--- START Dataset content ---

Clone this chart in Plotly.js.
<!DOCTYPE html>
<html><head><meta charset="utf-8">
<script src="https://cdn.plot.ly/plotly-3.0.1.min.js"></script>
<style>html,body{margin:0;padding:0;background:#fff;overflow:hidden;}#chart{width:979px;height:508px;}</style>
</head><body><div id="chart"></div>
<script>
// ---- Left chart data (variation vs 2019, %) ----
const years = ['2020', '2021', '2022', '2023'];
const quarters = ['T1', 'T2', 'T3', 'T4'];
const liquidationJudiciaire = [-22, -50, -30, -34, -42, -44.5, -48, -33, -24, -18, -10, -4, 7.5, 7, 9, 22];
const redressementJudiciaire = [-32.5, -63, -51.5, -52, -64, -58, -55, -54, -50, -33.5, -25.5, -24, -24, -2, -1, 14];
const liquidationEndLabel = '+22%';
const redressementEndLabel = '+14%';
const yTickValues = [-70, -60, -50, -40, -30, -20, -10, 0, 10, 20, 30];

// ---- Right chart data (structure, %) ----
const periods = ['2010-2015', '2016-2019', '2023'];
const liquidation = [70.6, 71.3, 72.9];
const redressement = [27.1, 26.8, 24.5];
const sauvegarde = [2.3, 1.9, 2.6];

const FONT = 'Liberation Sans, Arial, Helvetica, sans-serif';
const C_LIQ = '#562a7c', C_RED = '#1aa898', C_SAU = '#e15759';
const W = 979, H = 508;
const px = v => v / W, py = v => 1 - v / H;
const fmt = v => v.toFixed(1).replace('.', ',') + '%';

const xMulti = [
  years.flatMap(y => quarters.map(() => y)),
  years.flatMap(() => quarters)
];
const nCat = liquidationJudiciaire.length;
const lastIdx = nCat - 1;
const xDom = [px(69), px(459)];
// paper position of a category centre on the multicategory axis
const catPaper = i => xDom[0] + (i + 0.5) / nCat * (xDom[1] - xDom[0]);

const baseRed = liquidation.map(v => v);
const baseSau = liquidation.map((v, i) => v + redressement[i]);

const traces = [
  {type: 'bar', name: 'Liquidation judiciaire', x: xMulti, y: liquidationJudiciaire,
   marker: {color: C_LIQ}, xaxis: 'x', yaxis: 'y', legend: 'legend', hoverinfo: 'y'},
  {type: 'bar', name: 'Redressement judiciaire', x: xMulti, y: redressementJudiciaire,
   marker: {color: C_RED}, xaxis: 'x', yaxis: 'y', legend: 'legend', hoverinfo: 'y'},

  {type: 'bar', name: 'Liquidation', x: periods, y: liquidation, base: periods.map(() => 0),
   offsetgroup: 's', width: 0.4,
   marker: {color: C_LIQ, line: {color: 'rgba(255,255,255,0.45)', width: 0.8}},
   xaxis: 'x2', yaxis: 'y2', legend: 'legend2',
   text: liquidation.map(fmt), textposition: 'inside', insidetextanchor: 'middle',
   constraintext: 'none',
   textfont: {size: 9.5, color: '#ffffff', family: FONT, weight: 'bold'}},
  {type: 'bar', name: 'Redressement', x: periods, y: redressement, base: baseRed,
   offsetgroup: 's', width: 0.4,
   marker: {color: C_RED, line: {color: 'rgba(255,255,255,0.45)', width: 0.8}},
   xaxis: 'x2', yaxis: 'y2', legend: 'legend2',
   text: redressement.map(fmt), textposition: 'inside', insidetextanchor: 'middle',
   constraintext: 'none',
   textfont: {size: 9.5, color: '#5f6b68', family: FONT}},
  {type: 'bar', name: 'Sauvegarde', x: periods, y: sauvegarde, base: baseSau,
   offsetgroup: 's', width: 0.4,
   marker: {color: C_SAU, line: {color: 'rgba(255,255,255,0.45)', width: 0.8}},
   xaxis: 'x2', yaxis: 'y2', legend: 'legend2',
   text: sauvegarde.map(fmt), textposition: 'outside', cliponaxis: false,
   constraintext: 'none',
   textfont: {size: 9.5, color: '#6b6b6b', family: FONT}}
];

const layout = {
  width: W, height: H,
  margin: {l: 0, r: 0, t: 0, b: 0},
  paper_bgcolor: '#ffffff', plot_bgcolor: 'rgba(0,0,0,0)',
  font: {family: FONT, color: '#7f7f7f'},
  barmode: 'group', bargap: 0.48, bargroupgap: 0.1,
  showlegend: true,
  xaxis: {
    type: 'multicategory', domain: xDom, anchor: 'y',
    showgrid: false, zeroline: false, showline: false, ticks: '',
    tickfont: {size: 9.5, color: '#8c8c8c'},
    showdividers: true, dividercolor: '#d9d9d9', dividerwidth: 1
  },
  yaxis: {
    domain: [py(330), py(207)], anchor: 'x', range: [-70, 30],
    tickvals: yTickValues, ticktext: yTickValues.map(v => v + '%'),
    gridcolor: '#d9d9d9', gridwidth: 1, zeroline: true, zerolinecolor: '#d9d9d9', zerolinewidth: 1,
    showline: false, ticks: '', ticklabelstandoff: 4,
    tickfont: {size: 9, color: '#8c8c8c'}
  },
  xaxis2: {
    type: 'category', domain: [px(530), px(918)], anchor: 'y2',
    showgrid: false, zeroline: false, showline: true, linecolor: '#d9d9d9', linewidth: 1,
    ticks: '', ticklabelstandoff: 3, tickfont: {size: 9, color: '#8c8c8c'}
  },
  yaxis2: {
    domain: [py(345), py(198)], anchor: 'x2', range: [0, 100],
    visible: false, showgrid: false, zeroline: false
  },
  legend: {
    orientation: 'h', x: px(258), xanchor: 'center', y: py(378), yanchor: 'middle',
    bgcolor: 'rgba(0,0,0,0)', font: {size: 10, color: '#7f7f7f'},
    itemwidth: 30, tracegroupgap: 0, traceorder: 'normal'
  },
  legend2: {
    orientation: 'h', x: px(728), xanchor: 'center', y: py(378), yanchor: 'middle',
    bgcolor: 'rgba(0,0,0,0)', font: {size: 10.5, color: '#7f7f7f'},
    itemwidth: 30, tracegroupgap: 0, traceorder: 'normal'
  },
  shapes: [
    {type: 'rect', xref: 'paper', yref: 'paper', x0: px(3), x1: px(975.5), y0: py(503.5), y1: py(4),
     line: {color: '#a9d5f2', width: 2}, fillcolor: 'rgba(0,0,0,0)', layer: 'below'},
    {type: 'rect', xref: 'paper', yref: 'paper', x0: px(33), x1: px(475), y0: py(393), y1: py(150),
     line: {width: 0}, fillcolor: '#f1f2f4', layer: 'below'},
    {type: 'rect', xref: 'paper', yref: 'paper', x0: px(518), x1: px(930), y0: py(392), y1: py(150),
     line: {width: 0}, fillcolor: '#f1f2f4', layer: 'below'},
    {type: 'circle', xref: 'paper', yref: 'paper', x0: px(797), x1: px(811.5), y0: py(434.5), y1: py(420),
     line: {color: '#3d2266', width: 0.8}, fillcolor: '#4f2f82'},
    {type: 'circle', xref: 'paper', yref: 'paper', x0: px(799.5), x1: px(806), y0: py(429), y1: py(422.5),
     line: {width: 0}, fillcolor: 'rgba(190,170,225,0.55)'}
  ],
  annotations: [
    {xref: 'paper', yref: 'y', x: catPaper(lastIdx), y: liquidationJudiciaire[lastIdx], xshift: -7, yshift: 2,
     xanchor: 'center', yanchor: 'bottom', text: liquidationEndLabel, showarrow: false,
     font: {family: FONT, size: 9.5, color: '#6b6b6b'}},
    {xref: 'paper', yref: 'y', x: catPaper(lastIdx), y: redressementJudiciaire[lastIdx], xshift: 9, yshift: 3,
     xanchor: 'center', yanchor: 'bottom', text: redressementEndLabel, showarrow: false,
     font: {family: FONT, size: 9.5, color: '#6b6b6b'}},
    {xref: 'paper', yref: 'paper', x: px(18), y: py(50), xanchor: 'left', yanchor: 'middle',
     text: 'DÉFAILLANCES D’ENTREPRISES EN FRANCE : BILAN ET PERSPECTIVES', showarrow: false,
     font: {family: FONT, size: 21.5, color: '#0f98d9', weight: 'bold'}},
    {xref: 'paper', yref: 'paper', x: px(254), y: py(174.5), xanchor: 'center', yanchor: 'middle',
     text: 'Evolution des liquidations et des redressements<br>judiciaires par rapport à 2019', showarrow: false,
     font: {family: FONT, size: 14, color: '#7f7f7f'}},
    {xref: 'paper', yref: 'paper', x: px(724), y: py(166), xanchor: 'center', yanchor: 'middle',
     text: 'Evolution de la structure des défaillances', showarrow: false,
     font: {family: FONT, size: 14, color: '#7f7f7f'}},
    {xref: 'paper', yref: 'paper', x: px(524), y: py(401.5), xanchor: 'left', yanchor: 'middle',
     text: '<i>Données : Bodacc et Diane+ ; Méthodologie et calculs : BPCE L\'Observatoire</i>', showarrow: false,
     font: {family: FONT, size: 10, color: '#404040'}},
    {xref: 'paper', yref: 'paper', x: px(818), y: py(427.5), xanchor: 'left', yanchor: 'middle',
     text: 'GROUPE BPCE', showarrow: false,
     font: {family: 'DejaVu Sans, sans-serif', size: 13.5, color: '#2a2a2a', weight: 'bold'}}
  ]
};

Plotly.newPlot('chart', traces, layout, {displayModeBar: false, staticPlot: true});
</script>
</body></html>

--- END Dataset content ---

Everything from the first line above up to and including the line that contains "const sauvegarde = [2.3, 1.9, 2.6];" should be printed exactly; please print only that.

Clone this chart in Plotly.js.
<!DOCTYPE html>
<html><head><meta charset="utf-8">
<script src="https://cdn.plot.ly/plotly-3.0.1.min.js"></script>
<style>html,body{margin:0;padding:0;background:#fff;overflow:hidden;}#chart{width:979px;height:508px;}</style>
</head><body><div id="chart"></div>
<script>
// ---- Left chart data (variation vs 2019, %) ----
const years = ['2020', '2021', '2022', '2023'];
const quarters = ['T1', 'T2', 'T3', 'T4'];
const liquidationJudiciaire = [-22, -50, -30, -34, -42, -44.5, -48, -33, -24, -18, -10, -4, 7.5, 7, 9, 22];
const redressementJudiciaire = [-32.5, -63, -51.5, -52, -64, -58, -55, -54, -50, -33.5, -25.5, -24, -24, -2, -1, 14];
const liquidationEndLabel = '+22%';
const redressementEndLabel = '+14%';
const yTickValues = [-70, -60, -50, -40, -30, -20, -10, 0, 10, 20, 30];

// ---- Right chart data (structure, %) ----
const periods = ['2010-2015', '2016-2019', '2023'];
const liquidation = [70.6, 71.3, 72.9];
const redressement = [27.1, 26.8, 24.5];
const sauvegarde = [2.3, 1.9, 2.6];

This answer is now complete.